On the Fundamental Difficulties of the Philosophy of Dugald Stewart (Article 6)

May 10th, 2008 by thedivinelamp

Article 6.  Forth defect: Smith does not understand the true distinction between common and proper nouns.

144.  I think that by this time the reader must already have begun to feel serious misgivings about a reasoning which, although it seemed at first sight very plausible, and based on the apparently truthful description of a perfectly natural fact, has been found, upon examination, to contain, in a few phrases, so many inaccuracies.

Adam Smith gave us to understand that common nouns simply signified ‘multitudes’ of individuals; but on enumerating the four kinds of names expressive of such ‘multitudes,’ we discovered that not one of them was common to many individuals.

We next examined the general or abstract names, which denote single qualities, essential or accidental, and we found that they also are not common to many individuals, but proper to a common quality.

Lastly, in these general or abstract names, or rather in the ideas which they represent to us, we have found that their nature consists simply in expressing a judgment whereby a quality is attributed to a subject, or in designating an object through a quality which indicates or makes it known to us, and which being common to many subjects, causes the same name to be applicable to each of them.  But we must proceed.

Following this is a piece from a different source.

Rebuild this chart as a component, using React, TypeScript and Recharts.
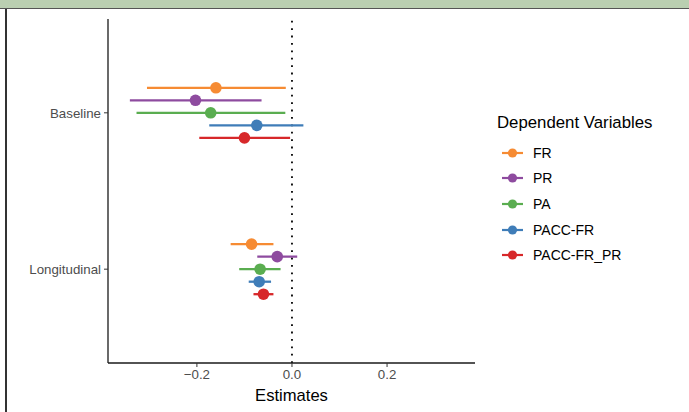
import React from 'react';
import { ScatterChart, Scatter, XAxis, YAxis, ErrorBar, ReferenceLine } from 'recharts';

const categories = ['Baseline', 'Longitudinal'];
const seriesNames = ['FR', 'PR', 'PA', 'PACC-FR', 'PACC-FR_PR'];
const seriesColors = ['#F68B33', '#8E4B9F', '#5AAD50', '#3F7DB8', '#D7282A'];

// estimates per series: [Baseline, Longitudinal]
const estFR = [-0.160, -0.085];
const estPR = [-0.203, -0.031];
const estPA = [-0.171, -0.067];
const estPACCFR = [-0.074, -0.069];
const estPACCFRPR = [-0.100, -0.060];

const lowFR = [-0.305, -0.129];
const lowPR = [-0.341, -0.073];
const lowPA = [-0.327, -0.111];
const lowPACCFR = [-0.174, -0.091];
const lowPACCFRPR = [-0.195, -0.081];

const highFR = [-0.013, -0.039];
const highPR = [-0.064, 0.011];
const highPA = [-0.014, -0.024];
const highPACCFR = [0.024, -0.044];
const highPACCFRPR = [-0.004, -0.039];

const xTicks = [-0.2, 0, 0.2];

const estimates = [estFR, estPR, estPA, estPACCFR, estPACCFRPR];
const lows = [lowFR, lowPR, lowPA, lowPACCFR, lowPACCFRPR];
const highs = [highFR, highPR, highPA, highPACCFR, highPACCFRPR];

const dodge = 0.08;

const seriesData = seriesNames.map((name, i) =>
  categories.map((cat, j) => ({
    cat,
    x: estimates[i][j],
    y: j + 1 + (i - 2) * dodge,
    err: [estimates[i][j] - lows[i][j], highs[i][j] - estimates[i][j]],
  }))
);

const FONT = '"Liberation Sans", Arial, Helvetica, sans-serif';

const fmt = (v: number) => {
  const s = Math.abs(v).toFixed(1);
  return v < 0 ? '\u2212' + s : s;
};

const LegendBox = () => (
  <div style={{ position: 'absolute', left: 497, top: 113, fontFamily: FONT, color: '#000' }}>
    <div style={{ fontSize: 16.8, lineHeight: '20px', marginBottom: 7, whiteSpace: 'nowrap' }}>Dependent Variables</div>
    {seriesNames.map((n, i) => (
      <div key={n} style={{ display: 'flex', alignItems: 'center', height: 25.6 }}>
        <svg width={28} height={14} style={{ marginLeft: 4 }}>
          <line x1={1} x2={22} y1={7} y2={7} stroke={seriesColors[i]} strokeWidth={2.2} />
          <circle cx={11.5} cy={7} r={4.6} fill={seriesColors[i]} />
        </svg>
        <span style={{ fontSize: 14, marginLeft: 4 }}>{n}</span>
      </div>
    ))}
  </div>
);

export default function App() {
  return (
    <div style={{ position: 'absolute', top: 0, left: 0, width: 689, height: 412, background: '#fff', overflow: 'hidden' }}>
      <div style={{ position: 'absolute', top: 0, left: 0, width: 689, height: 8, background: '#BACFB1', borderBottom: '1.5px solid #555' }} />
      <div style={{ position: 'absolute', top: 9, left: 5, width: 1.5, height: 403, background: '#333' }} />
      <div style={{ position: 'absolute', top: 0, left: 0 }}>
        <ScatterChart width={689} height={412} margin={{ top: 19, right: 214, bottom: 0, left: 0 }}>
          <XAxis
            type="number"
            dataKey="x"
            domain={[-0.387, 0.385]}
            ticks={xTicks}
            tickFormatter={fmt}
            allowDataOverflow
            height={49}
            axisLine={{ stroke: '#1a1a1a', strokeWidth: 1.3 }}
            tickLine={{ stroke: '#333' }}
            tickSize={4}
            tickMargin={3}
            tick={{ fill: '#4D4D4D', fontSize: 13.3, fontFamily: FONT }}
            label={{ value: 'Estimates', position: 'insideBottom', offset: 11, fill: '#000', fontSize: 16.6, fontFamily: FONT }}
          />
          <YAxis
            type="number"
            dataKey="y"
            domain={[0.4, 2.6]}
            reversed
            ticks={[1, 2]}
            tickFormatter={(v: number) => categories[Math.round(v) - 1]}
            allowDataOverflow
            width={108}
            axisLine={{ stroke: '#1a1a1a', strokeWidth: 1.3 }}
            tickLine={{ stroke: '#333' }}
            tickSize={4}
            tickMargin={3}
            tick={{ fill: '#4D4D4D', fontSize: 13.3, fontFamily: FONT }}
          />
          <ReferenceLine x={0} stroke="#000" strokeWidth={1.8} strokeDasharray="1.8 5.6" />
          {seriesNames.map((n, i) => (
            <Scatter
              key={n}
              name={n}
              data={seriesData[i]}
              fill={seriesColors[i]}
              isAnimationActive={false}
              shape={(p: any) => <circle cx={p.cx} cy={p.cy} r={5.8} fill={seriesColors[i]} />}
            >
              <ErrorBar dataKey="err" direction="x" width={0} stroke={seriesColors[i]} strokeWidth={2.3} isAnimationActive={false} />
            </Scatter>
          ))}
        </ScatterChart>
      </div>
      <LegendBox />
    </div>
  );
}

145.  The nature of common nouns being now ascertained, let us see what is the nature of proper nouns.

Both common and proper nouns express individuals and not collections of individuals, but with this difference: that while the common noun designates and distinguishes an  individual through a quality belonging to it, the proper noun makes known the individual, not through a quality of it, but directly; it expressed, so to speak, int individuality.  Now, individuality as such is essential incommunicable, essentially exclusive of everything but its own proper self.  One individual cannot be another.  hence a proper noun can apply to one individual only.  On the contrary, a common noun, by indicating a being through a quality which may be found equally in other beings, does not single it out with such precision as absolutely to contra-distinguish and isolate it from all others.  Whatever being has the same quality is entitled to the same name.  Thus the word man, unless when used in the abstract sense of humanity, signifies not many but only one man; yet as the one man is named from humanity, a quality common to all other men, the same word can be applied to them as well as to him.  But the case would be different if, instead of calling him man, I were to call him Peter; for this second name would not be derived from a quality common to other men, but would be used by me expressly to signify that individuality which belongs exclusively to Peter, and which in consequence cannot be communicated to any other person.